In contrast, Pölzler wants to claim that scientific data is relevant to moral semantics, and so also to larger metaethical issues. With the help of philosophers, he says, we might refine experiments to target semantic intuitions more effectively. We might improve the experimental circumstances by providing better instructions and fewer distractions. We could use larger samples, include validity checks, and so on. Still, since these improvements will probably fail to settle all conceptual controversies, Pölzler says, scientists may need to acknowledge their conceptual assumptions and frame their conclusions in a conditional way -- e.g., if moral rightness is this, then (e.g.) judgments about it are adaptations. Each study could note its assumptions, and we could save some conceptual controversies for later.

This seems reasonable enough. However, at later points, Pölzler indicates that he actually prefers a different response to Kauppinen. He suggests we abandon the strict priority of the conceptual. We should mutually adjust our conceptual and empirical claims until they best explain each other. "Scientific findings about paradigmatic instances of moral judgments may then plausibly be claimed to support accounts of what moral judgments mean" (33-4, 229). Presumably, we should consider our intuitions about which judgments count as moral, but also theoretical considerations relating to our best normative theories, our theories about moral learning, and the role of moral judgments in anthropological, sociological, and psychological theorizing.

There is doubtless much to be said for this approach to moral semantics. However, despite Pölzler's announced preference for it, he never illustrates what it would mean in the context of studies like the ones he considers -- e.g., how we might improve on Turiel's conception of moral judgment in light of more recent research. Indeed, Pölzler sometimes leans in the opposite direction, entertaining conceptual constraints on moral judgments that are parochial and demanding, and using these to criticize the work of others. This is not what one would expect from someone who takes the reflective equilibrium approach to moral semantics sketched above.

Here are three examples. First, Pölzler follows Rowland in claiming that "practicality is a necessary condition for the existence of moral truths," and that unknowable moral truths could not make a difference to what we ought to do (93).
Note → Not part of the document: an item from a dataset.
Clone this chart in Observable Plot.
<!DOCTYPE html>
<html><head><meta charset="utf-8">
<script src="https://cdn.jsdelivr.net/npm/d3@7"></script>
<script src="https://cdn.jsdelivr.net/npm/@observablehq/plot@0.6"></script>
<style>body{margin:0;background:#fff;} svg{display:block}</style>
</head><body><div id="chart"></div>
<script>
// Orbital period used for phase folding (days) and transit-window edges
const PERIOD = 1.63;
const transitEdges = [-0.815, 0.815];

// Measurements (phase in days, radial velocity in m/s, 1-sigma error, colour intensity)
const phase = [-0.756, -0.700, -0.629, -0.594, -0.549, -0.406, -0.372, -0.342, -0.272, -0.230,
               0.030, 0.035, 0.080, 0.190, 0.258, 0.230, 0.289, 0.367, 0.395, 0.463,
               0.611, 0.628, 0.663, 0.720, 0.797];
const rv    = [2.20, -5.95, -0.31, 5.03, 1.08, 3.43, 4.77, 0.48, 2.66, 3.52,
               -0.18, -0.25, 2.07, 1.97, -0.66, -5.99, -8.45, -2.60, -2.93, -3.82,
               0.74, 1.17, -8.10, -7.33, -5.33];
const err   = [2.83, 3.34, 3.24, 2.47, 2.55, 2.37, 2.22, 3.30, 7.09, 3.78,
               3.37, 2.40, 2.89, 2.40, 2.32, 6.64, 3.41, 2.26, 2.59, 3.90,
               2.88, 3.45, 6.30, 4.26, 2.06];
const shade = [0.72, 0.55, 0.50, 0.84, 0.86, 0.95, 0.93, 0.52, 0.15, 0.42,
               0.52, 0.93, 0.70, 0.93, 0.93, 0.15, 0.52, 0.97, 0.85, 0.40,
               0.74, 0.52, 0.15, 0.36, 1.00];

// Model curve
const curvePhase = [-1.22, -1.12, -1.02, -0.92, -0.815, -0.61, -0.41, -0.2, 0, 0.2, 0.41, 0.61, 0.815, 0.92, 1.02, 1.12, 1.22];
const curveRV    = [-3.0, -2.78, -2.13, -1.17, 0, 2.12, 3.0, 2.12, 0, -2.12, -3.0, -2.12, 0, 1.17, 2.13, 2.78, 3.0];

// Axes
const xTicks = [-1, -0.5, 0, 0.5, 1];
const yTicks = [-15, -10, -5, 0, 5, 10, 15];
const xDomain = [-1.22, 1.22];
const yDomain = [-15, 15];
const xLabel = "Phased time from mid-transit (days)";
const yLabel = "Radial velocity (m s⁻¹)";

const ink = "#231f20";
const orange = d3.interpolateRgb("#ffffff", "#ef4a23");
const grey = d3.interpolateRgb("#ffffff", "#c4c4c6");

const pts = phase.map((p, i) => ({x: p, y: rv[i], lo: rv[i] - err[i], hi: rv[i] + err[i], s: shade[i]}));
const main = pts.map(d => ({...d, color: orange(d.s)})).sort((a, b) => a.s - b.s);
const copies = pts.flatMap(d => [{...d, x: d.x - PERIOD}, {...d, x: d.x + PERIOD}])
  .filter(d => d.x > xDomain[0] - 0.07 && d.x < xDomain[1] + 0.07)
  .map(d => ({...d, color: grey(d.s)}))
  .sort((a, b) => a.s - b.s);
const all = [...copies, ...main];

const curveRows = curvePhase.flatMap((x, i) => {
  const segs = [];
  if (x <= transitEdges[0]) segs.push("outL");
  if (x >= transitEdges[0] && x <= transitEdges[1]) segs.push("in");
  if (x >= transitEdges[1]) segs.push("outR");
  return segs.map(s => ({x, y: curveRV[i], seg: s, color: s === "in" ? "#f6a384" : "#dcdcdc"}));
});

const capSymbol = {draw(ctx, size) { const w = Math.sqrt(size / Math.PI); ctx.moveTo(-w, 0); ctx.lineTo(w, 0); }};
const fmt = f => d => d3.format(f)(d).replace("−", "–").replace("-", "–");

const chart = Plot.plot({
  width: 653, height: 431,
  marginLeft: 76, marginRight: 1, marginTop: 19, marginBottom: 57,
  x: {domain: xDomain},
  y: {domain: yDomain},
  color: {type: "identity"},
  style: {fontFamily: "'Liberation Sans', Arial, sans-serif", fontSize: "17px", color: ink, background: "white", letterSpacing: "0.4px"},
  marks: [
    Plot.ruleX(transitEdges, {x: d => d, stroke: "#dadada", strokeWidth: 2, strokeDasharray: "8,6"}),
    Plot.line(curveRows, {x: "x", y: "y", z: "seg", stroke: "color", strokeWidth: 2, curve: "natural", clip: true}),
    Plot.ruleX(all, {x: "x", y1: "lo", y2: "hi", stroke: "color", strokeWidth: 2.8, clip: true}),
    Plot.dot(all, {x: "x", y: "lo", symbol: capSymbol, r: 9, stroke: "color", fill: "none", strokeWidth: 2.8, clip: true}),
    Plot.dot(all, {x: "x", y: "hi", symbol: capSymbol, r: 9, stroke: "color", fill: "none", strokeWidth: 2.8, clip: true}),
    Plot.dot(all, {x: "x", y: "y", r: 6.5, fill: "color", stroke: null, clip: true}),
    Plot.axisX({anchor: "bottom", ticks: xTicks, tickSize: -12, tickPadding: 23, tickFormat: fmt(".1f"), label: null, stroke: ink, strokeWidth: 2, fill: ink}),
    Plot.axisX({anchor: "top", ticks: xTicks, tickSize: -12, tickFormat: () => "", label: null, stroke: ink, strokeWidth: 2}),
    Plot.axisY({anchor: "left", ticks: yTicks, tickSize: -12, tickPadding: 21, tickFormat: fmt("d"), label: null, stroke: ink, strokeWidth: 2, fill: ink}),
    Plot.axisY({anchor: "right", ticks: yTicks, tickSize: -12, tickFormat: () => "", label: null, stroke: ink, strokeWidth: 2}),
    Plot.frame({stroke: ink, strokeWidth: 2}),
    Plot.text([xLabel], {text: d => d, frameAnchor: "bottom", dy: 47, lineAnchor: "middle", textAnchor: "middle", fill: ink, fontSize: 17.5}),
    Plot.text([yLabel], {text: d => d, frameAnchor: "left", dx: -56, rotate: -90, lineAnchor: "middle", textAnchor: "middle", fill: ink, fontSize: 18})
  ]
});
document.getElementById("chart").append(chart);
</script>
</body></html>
Depending on how exactly this is interpreted, this practicality may be at odds with a naturalistic moral metaphysics semantics. Second, Pölzler mentions Foot's idea that genuinely moral judgments must be about harms and benefits (97). This seems unduly restrictive: it implies that many people have been seriously confused about which judgments count as moral. In a third case, Pölzler criticizes Haidt's hypnosis experiments on the grounds that the subjects may not have been making moral judgments, because "in order for a person's judgment to qualify as moral, the person would have to be willing to retract it if he or she came to know that he or she did not adopt it on the basis of relevant reasons" (161). Or rather, he mentions this criticism to show that we must balance the results of the hypnosis experiment "against all relevant conceptual evidence and all other logically related claims" (161). But to mention this possible constraint seems a little impertinent if we are to take the reflective equilibrium approach. For it would likely force us to adopt an overly intellectualized account of moral judgments.
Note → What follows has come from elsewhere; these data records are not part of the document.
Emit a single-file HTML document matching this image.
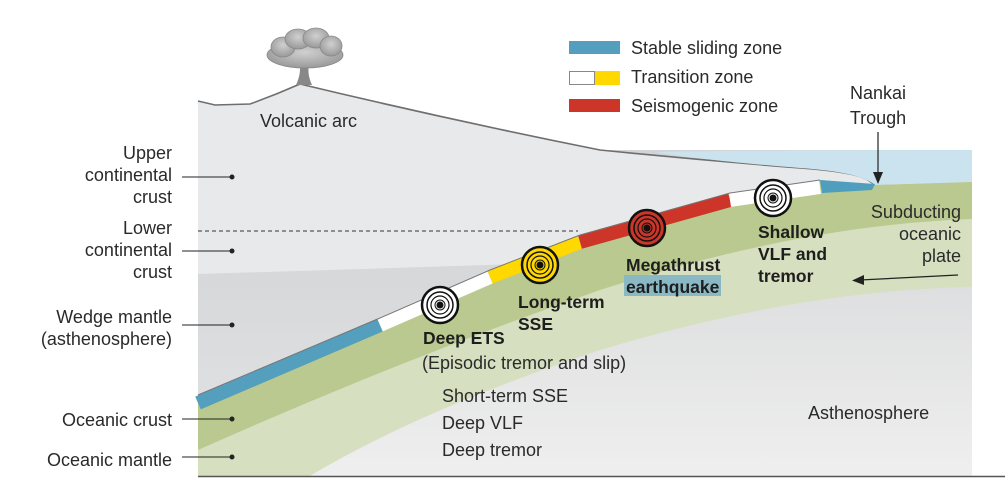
<!DOCTYPE html>
<html><head><meta charset="utf-8"><style>
body{margin:0;background:#fff;width:1005px;height:478px;overflow:hidden}
text{font-family:"Liberation Sans",sans-serif;font-size:18px;fill:#2a2a2a}
.b{font-weight:bold;fill:#1e1e1e;font-size:17.5px}
</style></head><body>
<svg width="1005" height="478" viewBox="0 0 1005 478">
<defs>
<linearGradient id="ast" x1="0" y1="0" x2="0" y2="1"><stop offset="0" stop-color="#d2d3d5"/><stop offset="1" stop-color="#efefef"/></linearGradient>
<linearGradient id="wedge" x1="0" y1="0" x2="0" y2="1"><stop offset="0" stop-color="#d6d7d9"/><stop offset="1" stop-color="#dedfe0"/></linearGradient>
<radialGradient id="cl" cx="0.5" cy="0.4" r="0.6"><stop offset="0" stop-color="#d0d0d0"/><stop offset="1" stop-color="#999"/></radialGradient>
</defs>
<rect x="198" y="150" width="774" height="327" fill="url(#ast)"/>
<path d="M198,272 Q400,268 578,262 L440,300 L198,395 Z" fill="url(#wedge)"/>
<path d="M198,101 L215,105 L250,104 Q275,95 300,84 Q450,120 600,150 Q700,160 800,168 Q855,172 868,180 L875,185 L820,180 L730,193 L580,235 L490,270 L440,292 L380,318 Q450,290 578,262 Q400,268 198,274 Z" fill="#e8e9ea"/>
<path d="M198,101 L215,105 L250,104 Q275,95 300,84 Q450,120 600,150 Q700,160 800,168 Q855,172 868,180 L875,185" fill="none" stroke="#6e6e6e" stroke-width="1.6"/>
<path d="M655,152 Q760,150 972,150 L972,182 L875,185 Q860,172 800,168 Q700,160 655,152 Z" fill="#cae3ef"/>
<path d="M198,395 L380,318 L490,270 L580,235 L730,193 L820,180 L875,185 L972,182 L972,287 Q800,290 600,350 Q420,410 308,477 L198,477 Z" fill="#d6dfbf"/>
<path d="M198,395 L380,318 L490,270 L580,235 L730,193 L820,180 L875,185 L972,182 L972,219 Q800,225 600,290 Q400,360 198,450 Z" fill="#b9c98f"/>
<g stroke-width="14" fill="none" stroke-linecap="butt">
<path d="M198,403 L380,325" stroke="#539fbd"/>
<path d="M380,325 L490,277" stroke="#ffffff"/>
<path d="M490,277 L580,242" stroke="#ffd800"/>
<path d="M580,242 L730,200" stroke="#cc3528"/>
<path d="M730,200 L820,187" stroke="#ffffff"/>
</g>
<path d="M820,180 L875,184 L872,190 L822,193 Z" fill="#4f9ebd"/>
<path d="M198,395 L380,318 L490,270 L580,235 L730,193 L820,180" fill="none" stroke="#777" stroke-width="1"/>
<line x1="198" y1="231" x2="578" y2="231" stroke="#333" stroke-dasharray="4,3" stroke-width="1"/>
<line x1="198" y1="476.5" x2="1005" y2="476.5" stroke="#555" stroke-width="1.5"/>
<path d="M296,85 Q302,72 299,62 L310,62 Q306,72 312,85 Z" fill="#888"/>
<g fill="url(#cl)" stroke="#888" stroke-width="0.8">
<ellipse cx="305" cy="55" rx="38" ry="13"/>
<ellipse cx="283" cy="47" rx="12" ry="10"/><ellipse cx="298" cy="39" rx="13" ry="10"/><ellipse cx="316" cy="38" rx="13" ry="10"/><ellipse cx="331" cy="46" rx="11" ry="10"/>
</g>
<rect x="569" y="41" width="51" height="13" fill="#539fbd"/>
<rect x="569.5" y="71.5" width="25" height="13" fill="#fff" stroke="#888"/>
<rect x="595" y="71" width="25" height="14" fill="#ffd800"/>
<rect x="569" y="99" width="51" height="13" fill="#cc3528"/>
<text x="631" y="54">Stable sliding zone</text>
<text x="631" y="83">Transition zone</text>
<text x="631" y="112">Seismogenic zone</text>
<g text-anchor="end">
<text x="172" y="159">Upper</text><text x="172" y="181">continental</text><text x="172" y="203">crust</text>
<text x="172" y="234">Lower</text><text x="172" y="256">continental</text><text x="172" y="278">crust</text>
<text x="172" y="323">Wedge mantle</text><text x="172" y="345">(asthenosphere)</text>
<text x="172" y="426">Oceanic crust</text>
<text x="172" y="466">Oceanic mantle</text>
</g>
<g stroke="#222" stroke-width="1"><line x1="182" y1="177" x2="232" y2="177"/><line x1="182" y1="251" x2="232" y2="251"/><line x1="182" y1="325" x2="232" y2="325"/><line x1="182" y1="419" x2="232" y2="419"/><line x1="182" y1="457" x2="232" y2="457"/></g>
<g fill="#222"><circle cx="232" cy="177" r="2.5"/><circle cx="232" cy="251" r="2.5"/><circle cx="232" cy="325" r="2.5"/><circle cx="232" cy="419" r="2.5"/><circle cx="232" cy="457" r="2.5"/></g>
<g fill="none" stroke="#111">
<g transform="translate(440,305)"><circle r="18" stroke-width="2.5" fill="#fff"/><circle r="13" stroke-width="1.5"/><circle r="9" stroke-width="1.2"/><circle r="5" stroke-width="1"/><circle r="3" fill="#111"/></g>
<g transform="translate(540,265)"><circle r="18" stroke-width="2.5" fill="#ffd800"/><circle r="13" stroke-width="1.5"/><circle r="9" stroke-width="1.2"/><circle r="5" stroke-width="1"/><circle r="3" fill="#111"/></g>
<g transform="translate(647,228)"><circle r="18" stroke-width="2.5" fill="#cc3528"/><circle r="13" stroke-width="1.5"/><circle r="9" stroke-width="1.2"/><circle r="5" stroke-width="1"/><circle r="3" fill="#111"/></g>
<g transform="translate(773,198)"><circle r="18" stroke-width="2.5" fill="#fff"/><circle r="13" stroke-width="1.5"/><circle r="9" stroke-width="1.2"/><circle r="5" stroke-width="1"/><circle r="3" fill="#111"/></g>
</g>
<text x="260" y="127">Volcanic arc</text>
<text x="878" y="99" text-anchor="middle">Nankai</text><text x="878" y="124" text-anchor="middle">Trough</text>
<line x1="878" y1="132" x2="878" y2="176" stroke="#222" stroke-width="1.2"/><path d="M873,172 L878,184 L883,172 Z" fill="#222"/>
<text class="b" x="423" y="344">Deep ETS</text>
<text x="422" y="369">(Episodic tremor and slip)</text>
<text x="442" y="402">Short-term SSE</text>
<text x="442" y="429">Deep VLF</text>
<text x="442" y="456">Deep tremor</text>
<text class="b" x="518" y="308">Long-term</text><text class="b" x="518" y="330">SSE</text>
<text class="b" x="626" y="271">Megathrust</text>
<rect x="624" y="275" width="97" height="21" fill="#8ab8c4"/>
<text class="b" x="626" y="293">earthquake</text>
<text class="b" x="758" y="238">Shallow</text><text class="b" x="758" y="260">VLF and</text><text class="b" x="758" y="282">tremor</text>
<g text-anchor="end"><text x="961" y="218">Subducting</text><text x="961" y="240">oceanic</text><text x="961" y="262">plate</text></g>
<line x1="958" y1="275" x2="860" y2="280" stroke="#222" stroke-width="1.2"/><path d="M864,275 L852,280.5 L864,285 Z" fill="#222"/>
<text x="808" y="419">Asthenosphere</text>
</svg>
</body></html>
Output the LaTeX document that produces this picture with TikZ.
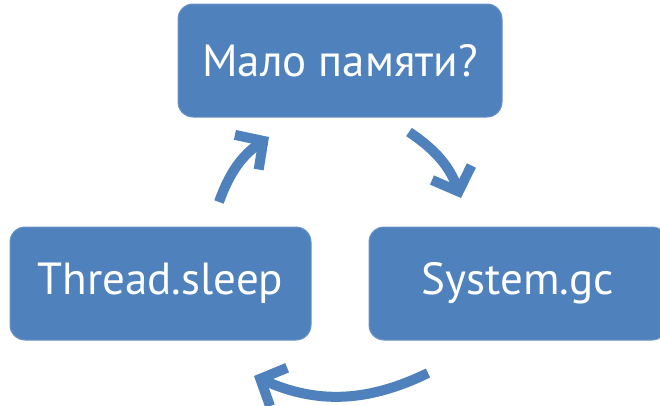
\documentclass[tikz,border=0pt]{standalone}
\usepackage{fontspec}
\setmainfont{PT Sans}
\usetikzlibrary{arrows.meta}
\definecolor{boxblue}{HTML}{4F81BD}
\begin{document}
\begin{tikzpicture}[x=1pt,y=-1pt,
  stepbox/.style={fill=boxblue,draw=boxblue!85!white,line width=1pt,rounded corners=15pt,
    minimum height=113pt,text=white,font=\fontsize{45}{52}\selectfont,inner sep=0pt},
  flow/.style={draw=boxblue,line width=10pt,-{Straight Barb[length=20pt,width=42pt]}}]
\useasboundingbox (0,0) rectangle (660,405);
\node[stepbox,minimum width=324pt] (mem) at (340,60.5) {Мало памяти?};
\node[stepbox,minimum width=301pt] (sleep) at (160.5,283.5) {Thread.sleep};
\node[stepbox,minimum width=298pt] (gc) at (518,283.5) {System.gc};
\coordinate (a1s) at (219,202);
\coordinate (a1e) at (269,137);
\coordinate (a2s) at (409,132);
\coordinate (a2e) at (461,198);
\coordinate (a3s) at (428,373);
\coordinate (a3e) at (254,376);
\draw[flow] (a1s) to[bend left=18] (a1e);
\draw[flow] (a2s) to[bend left=18] (a2e);
\draw[flow] (a3s) to[bend left=25] (a3e);
\end{tikzpicture}
\end{document}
Of course, using empirical studies or theories from other disciplines to triangulate in on the true nature of moral judgments would be an enormous project in its own right. Pölzler cannot be faulted for not having undertaken it, here. Still, some of his criticisms seem gratuitous, given the methodology he ultimately favors. In any case, he has demonstrated that we urgently need a better understanding of moral judgments in order to evaluate empirical studies relating to moral realism and anti-realism. Until we have such an understanding, many of our evaluations will be inconclusive, even if scientific studies are improved in the ways Pölzler recommends.